TASK OBJECTIVE -
Copy out the whole listing exactly as written, leaving the pictures behind.

start DATA EXCERPT

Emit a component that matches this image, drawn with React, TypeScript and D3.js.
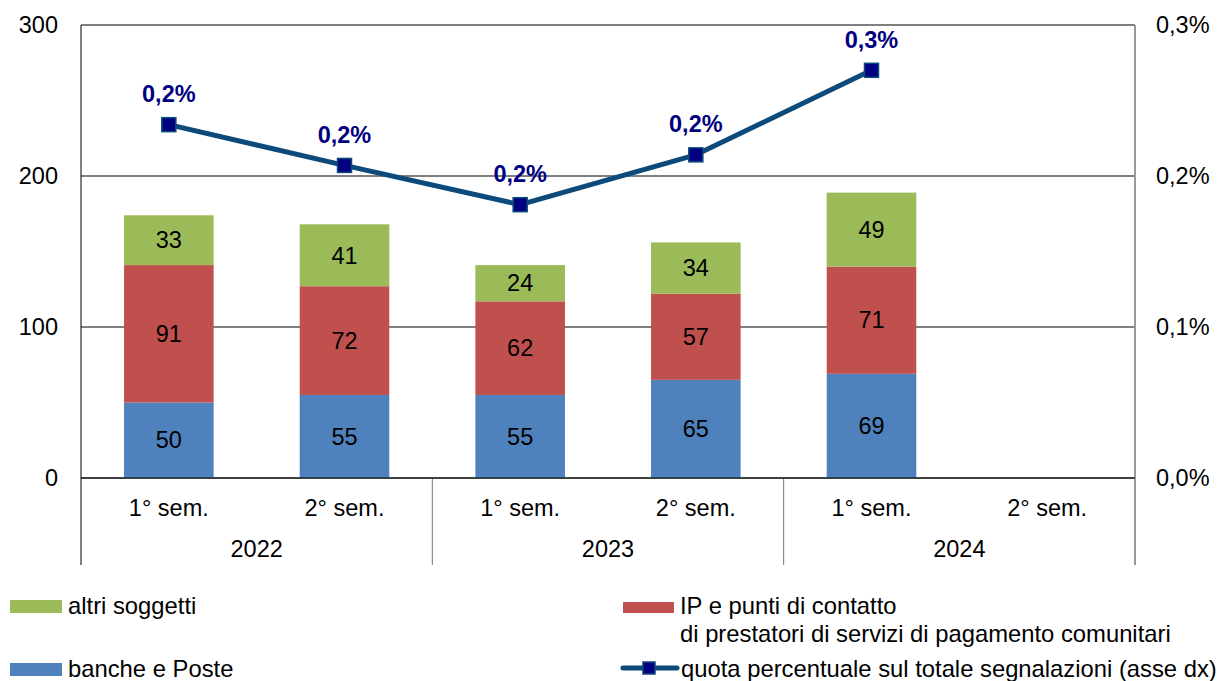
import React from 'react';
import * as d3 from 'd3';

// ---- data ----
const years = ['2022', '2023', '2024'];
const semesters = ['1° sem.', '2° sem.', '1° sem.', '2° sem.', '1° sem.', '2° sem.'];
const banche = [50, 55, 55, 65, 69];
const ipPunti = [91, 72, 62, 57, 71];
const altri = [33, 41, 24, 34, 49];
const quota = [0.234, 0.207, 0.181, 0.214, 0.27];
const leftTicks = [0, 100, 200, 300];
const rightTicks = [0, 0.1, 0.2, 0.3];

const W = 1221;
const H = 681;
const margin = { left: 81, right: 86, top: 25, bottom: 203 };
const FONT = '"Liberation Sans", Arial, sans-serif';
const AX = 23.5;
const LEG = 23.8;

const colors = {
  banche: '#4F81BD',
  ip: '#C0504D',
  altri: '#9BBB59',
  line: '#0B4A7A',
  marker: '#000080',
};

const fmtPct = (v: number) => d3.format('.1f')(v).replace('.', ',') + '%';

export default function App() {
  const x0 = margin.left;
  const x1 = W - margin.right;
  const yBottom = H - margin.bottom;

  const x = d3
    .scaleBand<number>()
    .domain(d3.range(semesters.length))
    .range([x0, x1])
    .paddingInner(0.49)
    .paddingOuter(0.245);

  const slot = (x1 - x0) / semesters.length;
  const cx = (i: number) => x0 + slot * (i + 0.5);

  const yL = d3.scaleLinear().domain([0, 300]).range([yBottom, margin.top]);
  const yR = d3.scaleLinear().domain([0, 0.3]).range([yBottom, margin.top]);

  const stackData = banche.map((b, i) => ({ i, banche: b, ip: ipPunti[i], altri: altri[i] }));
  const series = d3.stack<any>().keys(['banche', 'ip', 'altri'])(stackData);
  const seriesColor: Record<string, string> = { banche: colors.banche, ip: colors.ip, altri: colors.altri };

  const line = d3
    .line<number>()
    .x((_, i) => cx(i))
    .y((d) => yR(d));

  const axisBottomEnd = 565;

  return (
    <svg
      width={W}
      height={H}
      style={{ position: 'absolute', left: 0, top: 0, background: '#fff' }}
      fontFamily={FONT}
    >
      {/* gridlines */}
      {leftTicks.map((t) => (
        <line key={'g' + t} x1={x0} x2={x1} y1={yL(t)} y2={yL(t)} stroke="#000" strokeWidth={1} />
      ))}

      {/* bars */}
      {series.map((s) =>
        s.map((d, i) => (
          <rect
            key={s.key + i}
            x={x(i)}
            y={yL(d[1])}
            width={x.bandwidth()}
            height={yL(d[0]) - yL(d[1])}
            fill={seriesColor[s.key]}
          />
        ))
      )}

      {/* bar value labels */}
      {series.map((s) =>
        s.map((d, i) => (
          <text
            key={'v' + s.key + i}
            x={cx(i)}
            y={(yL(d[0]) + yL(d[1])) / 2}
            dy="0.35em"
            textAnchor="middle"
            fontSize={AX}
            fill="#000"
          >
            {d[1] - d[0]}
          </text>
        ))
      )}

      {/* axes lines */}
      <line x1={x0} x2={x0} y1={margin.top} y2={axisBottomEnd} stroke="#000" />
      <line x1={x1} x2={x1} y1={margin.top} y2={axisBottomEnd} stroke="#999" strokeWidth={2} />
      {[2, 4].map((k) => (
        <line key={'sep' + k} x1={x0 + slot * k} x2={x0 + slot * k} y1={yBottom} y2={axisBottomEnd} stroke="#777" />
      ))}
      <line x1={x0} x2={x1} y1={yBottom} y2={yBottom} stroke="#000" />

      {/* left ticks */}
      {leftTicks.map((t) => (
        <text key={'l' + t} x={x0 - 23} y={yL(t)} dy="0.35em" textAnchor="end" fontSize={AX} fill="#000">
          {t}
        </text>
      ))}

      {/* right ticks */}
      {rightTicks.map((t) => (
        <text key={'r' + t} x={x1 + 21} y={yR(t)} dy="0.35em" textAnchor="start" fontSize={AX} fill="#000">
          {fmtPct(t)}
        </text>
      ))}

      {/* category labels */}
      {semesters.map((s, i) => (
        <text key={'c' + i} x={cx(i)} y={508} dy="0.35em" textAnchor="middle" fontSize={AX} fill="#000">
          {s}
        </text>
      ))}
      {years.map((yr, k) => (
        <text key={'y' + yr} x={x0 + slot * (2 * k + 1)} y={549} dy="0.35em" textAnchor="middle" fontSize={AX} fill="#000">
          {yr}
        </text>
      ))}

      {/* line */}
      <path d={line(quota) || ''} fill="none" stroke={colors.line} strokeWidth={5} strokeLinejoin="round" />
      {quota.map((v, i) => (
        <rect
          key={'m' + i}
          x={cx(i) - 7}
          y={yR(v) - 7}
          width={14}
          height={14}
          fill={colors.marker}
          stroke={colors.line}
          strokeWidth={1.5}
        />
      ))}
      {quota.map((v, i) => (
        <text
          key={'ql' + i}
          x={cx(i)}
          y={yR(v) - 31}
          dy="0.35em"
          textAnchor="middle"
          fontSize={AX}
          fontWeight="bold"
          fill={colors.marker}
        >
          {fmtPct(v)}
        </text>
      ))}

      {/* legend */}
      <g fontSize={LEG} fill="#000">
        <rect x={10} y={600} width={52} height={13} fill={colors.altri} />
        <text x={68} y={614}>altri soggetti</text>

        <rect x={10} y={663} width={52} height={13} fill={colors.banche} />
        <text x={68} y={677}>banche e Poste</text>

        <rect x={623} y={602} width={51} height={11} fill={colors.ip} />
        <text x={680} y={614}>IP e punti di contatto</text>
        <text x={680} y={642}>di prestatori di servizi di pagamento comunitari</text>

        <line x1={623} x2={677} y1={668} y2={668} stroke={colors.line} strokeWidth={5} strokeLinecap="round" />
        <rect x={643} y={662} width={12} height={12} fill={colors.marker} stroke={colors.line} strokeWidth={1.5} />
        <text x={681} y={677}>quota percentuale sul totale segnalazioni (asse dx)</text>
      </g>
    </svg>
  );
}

end DATA EXCERPT

RESULT OF THIS EXERCISE -
Emit a component that matches this image, drawn with React, TypeScript and D3.js.
import React from 'react';
import * as d3 from 'd3';

// ---- data ----
const years = ['2022', '2023', '2024'];
const semesters = ['1° sem.', '2° sem.', '1° sem.', '2° sem.', '1° sem.', '2° sem.'];
const banche = [50, 55, 55, 65, 69];
const ipPunti = [91, 72, 62, 57, 71];
const altri = [33, 41, 24, 34, 49];
const quota = [0.234, 0.207, 0.181, 0.214, 0.27];
const leftTicks = [0, 100, 200, 300];
const rightTicks = [0, 0.1, 0.2, 0.3];

const W = 1221;
const H = 681;
const margin = { left: 81, right: 86, top: 25, bottom: 203 };
const FONT = '"Liberation Sans", Arial, sans-serif';
const AX = 23.5;
const LEG = 23.8;

const colors = {
  banche: '#4F81BD',
  ip: '#C0504D',
  altri: '#9BBB59',
  line: '#0B4A7A',
  marker: '#000080',
};

const fmtPct = (v: number) => d3.format('.1f')(v).replace('.', ',') + '%';

export default function App() {
  const x0 = margin.left;
  const x1 = W - margin.right;
  const yBottom = H - margin.bottom;

  const x = d3
    .scaleBand<number>()
    .domain(d3.range(semesters.length))
    .range([x0, x1])
    .paddingInner(0.49)
    .paddingOuter(0.245);

  const slot = (x1 - x0) / semesters.length;
  const cx = (i: number) => x0 + slot * (i + 0.5);

  const yL = d3.scaleLinear().domain([0, 300]).range([yBottom, margin.top]);
  const yR = d3.scaleLinear().domain([0, 0.3]).range([yBottom, margin.top]);

  const stackData = banche.map((b, i) => ({ i, banche: b, ip: ipPunti[i], altri: altri[i] }));
  const series = d3.stack<any>().keys(['banche', 'ip', 'altri'])(stackData);
  const seriesColor: Record<string, string> = { banche: colors.banche, ip: colors.ip, altri: colors.altri };

  const line = d3
    .line<number>()
    .x((_, i) => cx(i))
    .y((d) => yR(d));

  const axisBottomEnd = 565;

  return (
    <svg
      width={W}
      height={H}
      style={{ position: 'absolute', left: 0, top: 0, background: '#fff' }}
      fontFamily={FONT}
    >
      {/* gridlines */}
      {leftTicks.map((t) => (
        <line key={'g' + t} x1={x0} x2={x1} y1={yL(t)} y2={yL(t)} stroke="#000" strokeWidth={1} />
      ))}

      {/* bars */}
      {series.map((s) =>
        s.map((d, i) => (
          <rect
            key={s.key + i}
            x={x(i)}
            y={yL(d[1])}
            width={x.bandwidth()}
            height={yL(d[0]) - yL(d[1])}
            fill={seriesColor[s.key]}
          />
        ))
      )}

      {/* bar value labels */}
      {series.map((s) =>
        s.map((d, i) => (
          <text
            key={'v' + s.key + i}
            x={cx(i)}
            y={(yL(d[0]) + yL(d[1])) / 2}
            dy="0.35em"
            textAnchor="middle"
            fontSize={AX}
            fill="#000"
          >
            {d[1] - d[0]}
          </text>
        ))
      )}

      {/* axes lines */}
      <line x1={x0} x2={x0} y1={margin.top} y2={axisBottomEnd} stroke="#000" />
      <line x1={x1} x2={x1} y1={margin.top} y2={axisBottomEnd} stroke="#999" strokeWidth={2} />
      {[2, 4].map((k) => (
        <line key={'sep' + k} x1={x0 + slot * k} x2={x0 + slot * k} y1={yBottom} y2={axisBottomEnd} stroke="#777" />
      ))}
      <line x1={x0} x2={x1} y1={yBottom} y2={yBottom} stroke="#000" />

      {/* left ticks */}
      {leftTicks.map((t) => (
        <text key={'l' + t} x={x0 - 23} y={yL(t)} dy="0.35em" textAnchor="end" fontSize={AX} fill="#000">
          {t}
        </text>
      ))}

      {/* right ticks */}
      {rightTicks.map((t) => (
        <text key={'r' + t} x={x1 + 21} y={yR(t)} dy="0.35em" textAnchor="start" fontSize={AX} fill="#000">
          {fmtPct(t)}
        </text>
      ))}

      {/* category labels */}
      {semesters.map((s, i) => (
        <text key={'c' + i} x={cx(i)} y={508} dy="0.35em" textAnchor="middle" fontSize={AX} fill="#000">
          {s}
        </text>
      ))}
      {years.map((yr, k) => (
        <text key={'y' + yr} x={x0 + slot * (2 * k + 1)} y={549} dy="0.35em" textAnchor="middle" fontSize={AX} fill="#000">
          {yr}
        </text>
      ))}

      {/* line */}
      <path d={line(quota) || ''} fill="none" stroke={colors.line} strokeWidth={5} strokeLinejoin="round" />
      {quota.map((v, i) => (
        <rect
          key={'m' + i}
          x={cx(i) - 7}
          y={yR(v) - 7}
          width={14}
          height={14}
          fill={colors.marker}
          stroke={colors.line}
          strokeWidth={1.5}
        />
      ))}
      {quota.map((v, i) => (
        <text
          key={'ql' + i}
          x={cx(i)}
          y={yR(v) - 31}
          dy="0.35em"
          textAnchor="middle"
          fontSize={AX}
          fontWeight="bold"
          fill={colors.marker}
        >
          {fmtPct(v)}
        </text>
      ))}

      {/* legend */}
      <g fontSize={LEG} fill="#000">
        <rect x={10} y={600} width={52} height={13} fill={colors.altri} />
        <text x={68} y={614}>altri soggetti</text>

        <rect x={10} y={663} width={52} height={13} fill={colors.banche} />
        <text x={68} y={677}>banche e Poste</text>

        <rect x={623} y={602} width={51} height={11} fill={colors.ip} />
        <text x={680} y={614}>IP e punti di contatto</text>
        <text x={680} y={642}>di prestatori di servizi di pagamento comunitari</text>

        <line x1={623} x2={677} y1={668} y2={668} stroke={colors.line} strokeWidth={5} strokeLinecap="round" />
        <rect x={643} y={662} width={12} height={12} fill={colors.marker} stroke={colors.line} strokeWidth={1.5} />
        <text x={681} y={677}>quota percentuale sul totale segnalazioni (asse dx)</text>
      </g>
    </svg>
  );
}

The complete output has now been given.